ATV Johannes Kepler: Rendezvous & docking – step by step

UPDATE 24 FEB 11:50 CET – a new time line (reduced) based on the updated docking time – now 16:49 CET – is available here.

The three graphics below provide an overall view of what’s going to happen as ATV moves up to Station for docking tomorrow. The images show what happens at each of a series of ‘waypoints’ – basically, check points in space that ATV steps through, getting progressively closer to the final point of contact (Note: timings shown in these images have been slightly updated for actual docking on 24 Feb).

ATV Rendezvous with ISS

ATV Rendezvous with ISS

The action begins when ATV reaches Waypoint S-1/2 – a ‘box’ in space located 39km (+/- 3km) behind and 5 km (+/- 500m) below the ISS – ATV must be in the S-1/2 box in order to start the automated rendezvous & docking, and, after arrival planned for 12:38 CET, it hangs here for a bit in a sort of ‘wait mode’. Until now, ATV uses absolute GPS navigation – fixing its location from signals received from GPS satellites.

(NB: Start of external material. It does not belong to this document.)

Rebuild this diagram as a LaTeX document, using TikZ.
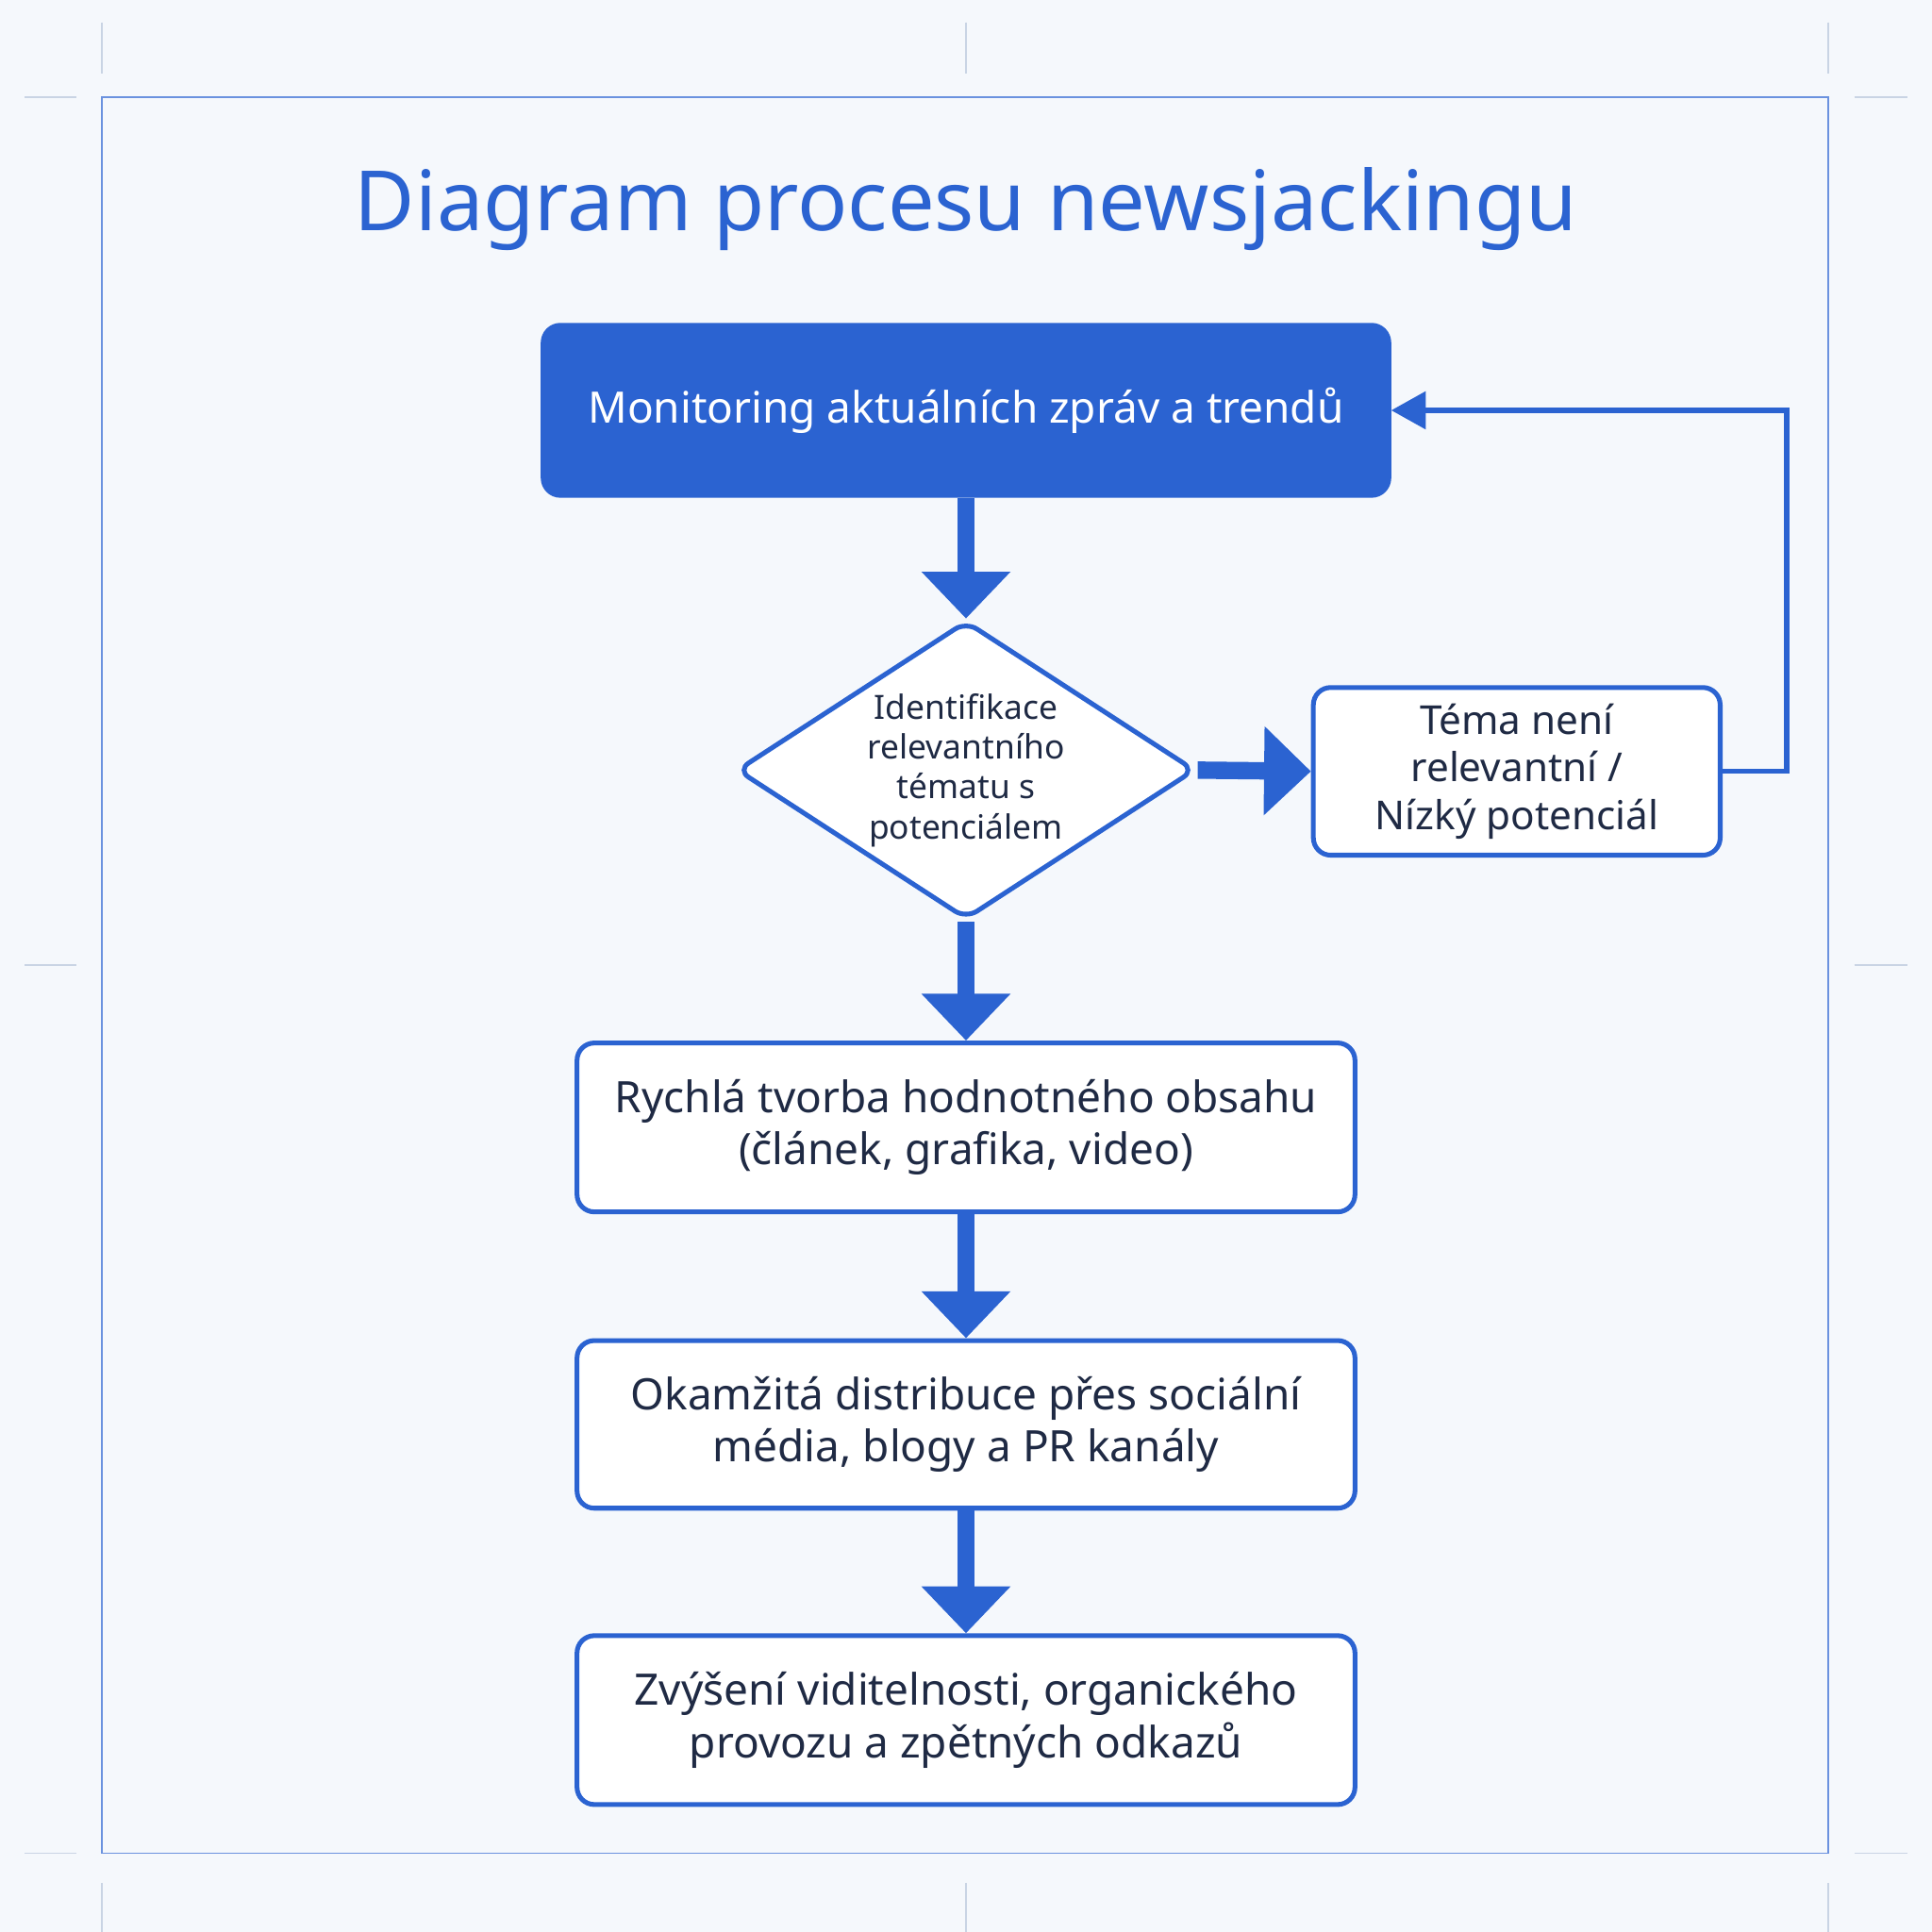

Once given the go, ATV moves under its thrusters progressively through the S0 and S1 Waypoints; S1 is around 30km behind and 5km below the ISS. In this phase, relative GPS navigation begins, where ATV locates itself by comparing data collected by GPS receivers both on the ATV and the ISS. Also, ATV’s proximity radio link becomes active, and the vessel can send data directly to the Station.

ATV Docking

ATV Docking

At S1 – 15.5 km behind and 5 km below the ISS – ATV goes into ‘homing’ – at this stage, ATV moves through a series of 4 thruster burns to the S2 Waypoint, 3.5 km from the ISS (set for 14:42 CET). At S2, the external lights are activated. The Russian ‘Kurs’ radar-based imaging system is activated and the ISS crew can begin monitoring this data on their screens.

ATV then moves progressively through Waypoints S3, S4, and S41; at S3 – 249m behind Station – the videometer and telegoniometer (laser-pulsed instruments that calculate the distance and orientation to the ISS) are activated. The videometer is used as the prime sensor for navigation. Mission controllers will assess progress and give a ‘Go’ for final approach at each waypoint. The speed of ATV with respect to the ISS slows from about 40 cm/second to 7 cm/second. S41 – 11m behind Station – will be reached at about 16:40 CET.

ATV Docking: What the crew sees

ATV Docking: What the crew sees

ATV proceeds to final docking and capture over the final 11m from S41 to contact. The crew monitors progress closely, and can issue commands to stop, hold, abort or escape at any sign of trouble.